↓↓↓

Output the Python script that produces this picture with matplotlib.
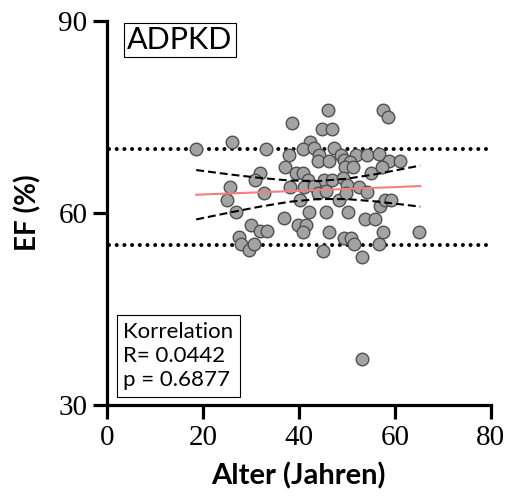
import matplotlib
matplotlib.use("Agg")
import matplotlib.pyplot as plt
import numpy as np

# ---- data ----
age = [18.6, 26.1, 33.2, 38.6, 46.0, 44.9, 47.0, 57.6, 58.6, 42.4, 40.8, 43.1, 47.3,
       37.9, 44.2, 48.75, 51.9, 54.1, 56.6, 43.9, 46.35, 49.5, 50.7, 49.7, 51.35, 37.2,
       39.4, 40.8, 55.1, 58.85, 61.1, 57.4, 31.9, 30.9, 42.0, 45.3, 46.9, 49.3, 50.0,
       52.5, 54.2, 25.7, 25.0, 32.8, 38.1, 41.1, 43.2, 40.25, 44.0, 45.7, 48.4, 49.9,
       57.0, 57.9, 59.2, 26.8, 42.2, 45.7, 50.3, 37.0, 53.75, 55.9, 30.0, 31.8, 33.4,
       39.8, 41.4, 40.9, 46.2, 57.5, 65.1, 27.5, 28.0, 29.5, 30.7, 45.1, 49.5, 50.8,
       51.5, 56.6, 53.1, 53.2]
ef = [70.05, 71.1, 70.05, 74.0, 76.05, 73.1, 73.1, 76.1, 75.0, 71.1, 70.05, 70.2, 70.1,
      69.0, 69.0, 69.1, 69.0, 69.0, 69.2, 68.1, 68.1, 68.2, 67.95, 67.1, 67.1, 67.2,
      66.3, 66.2, 66.2, 68.15, 68.15, 67.2, 66.2, 65.1, 65.1, 65.1, 65.1, 65.45, 64.4,
      64.1, 63.2, 64.1, 62.1, 63.1, 64.1, 64.1, 64.2, 62.1, 63.1, 63.5, 62.1, 63.1,
      61.1, 62.1, 62.1, 60.2, 60.2, 60.2, 60.1, 59.2, 59.1, 59.1, 58.1, 57.2, 57.2,
      58.2, 58.2, 57.1, 57.1, 57.1, 57.1, 56.2, 55.2, 54.2, 55.1, 54.1, 56.1, 56.1,
      55.1, 55.1, 53.1, 37.2]

fit_x = [18.6, 65.3]
fit_y = [62.85, 64.2]

band_x = [18.6, 26, 32, 38, 44, 50, 56, 65.3]
band_upper = [66.70, 65.98, 65.47, 65.07, 64.98, 65.35, 66.05, 67.4]
band_lower = [59.00, 60.14, 61.01, 61.75, 62.18, 62.17, 61.81, 61.0]

ref_lines = [70, 55]
x_ticks = [0, 20, 40, 60, 80]
y_ticks = [30, 60, 90]
group_label = "ADPKD"
stats_text = "Korrelation\nR= 0.0442\np = 0.6877"
x_label = "Alter (Jahren)"
y_label = "EF (%)"

# ---- figure ----
fig = plt.figure(figsize=(5.07, 5.03), dpi=100)
ax = fig.add_axes([0.211, 0.194, 0.757, 0.765])

for yv in ref_lines:
    ax.plot([0.5, 79.5], [yv, yv], color="black", lw=2.9,
            linestyle=(0, (0.01, 1.9)), dash_capstyle="round", zorder=2)

ax.scatter(age, ef, s=82, facecolor="#a3a3a3", edgecolor="#505050",
           linewidth=1.0, zorder=3)

ax.plot(fit_x, fit_y, color="#f08080", lw=1.5, zorder=4)
ax.plot(band_x, band_upper, color="black", lw=1.5,
        linestyle=(0, (3.8, 1.9)), zorder=4)
ax.plot(band_x, band_lower, color="black", lw=1.5,
        linestyle=(0, (3.8, 1.9)), zorder=4)

ax.set_xlim(0, 80)
ax.set_ylim(30, 90)
ax.set_xticks(x_ticks)
ax.set_yticks(y_ticks)

for s in ["top", "right"]:
    ax.spines[s].set_visible(False)
for s in ["left", "bottom"]:
    ax.spines[s].set_linewidth(2.3)

ax.tick_params(axis="both", width=2.3, length=10, direction="out",
               labelsize=21, pad=4)
for lab in ax.get_xticklabels() + ax.get_yticklabels():
    lab.set_family("Liberation Serif")

ax.set_xlabel(x_label, fontsize=21, fontweight="bold", family="Lato", labelpad=8)
ax.set_ylabel(y_label, fontsize=20, fontweight="bold", family="Lato", labelpad=12)

ax.text(4.2, 87.0, group_label, fontsize=22, family="Lato", ha="left", va="center",
        bbox=dict(boxstyle="square,pad=0.1", facecolor="white", edgecolor="black", lw=0.8))

ax.text(3.4, 32.4, stats_text, fontsize=16, family="Lato", ha="left", va="bottom",
        linespacing=1.25,
        bbox=dict(boxstyle="square,pad=0.3", facecolor="white", edgecolor="black", lw=0.8))

fig.savefig("out.png", dpi=100)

↑↑↑

- WRITTEN PROBLEM
Write out again exactly the lines from the start of the data above through the line containing "import numpy as np", inclusive, excluding any pictures.

- FULL OUTPUT
Output the Python script that produces this picture with matplotlib.
import matplotlib
matplotlib.use("Agg")
import matplotlib.pyplot as plt
import numpy as np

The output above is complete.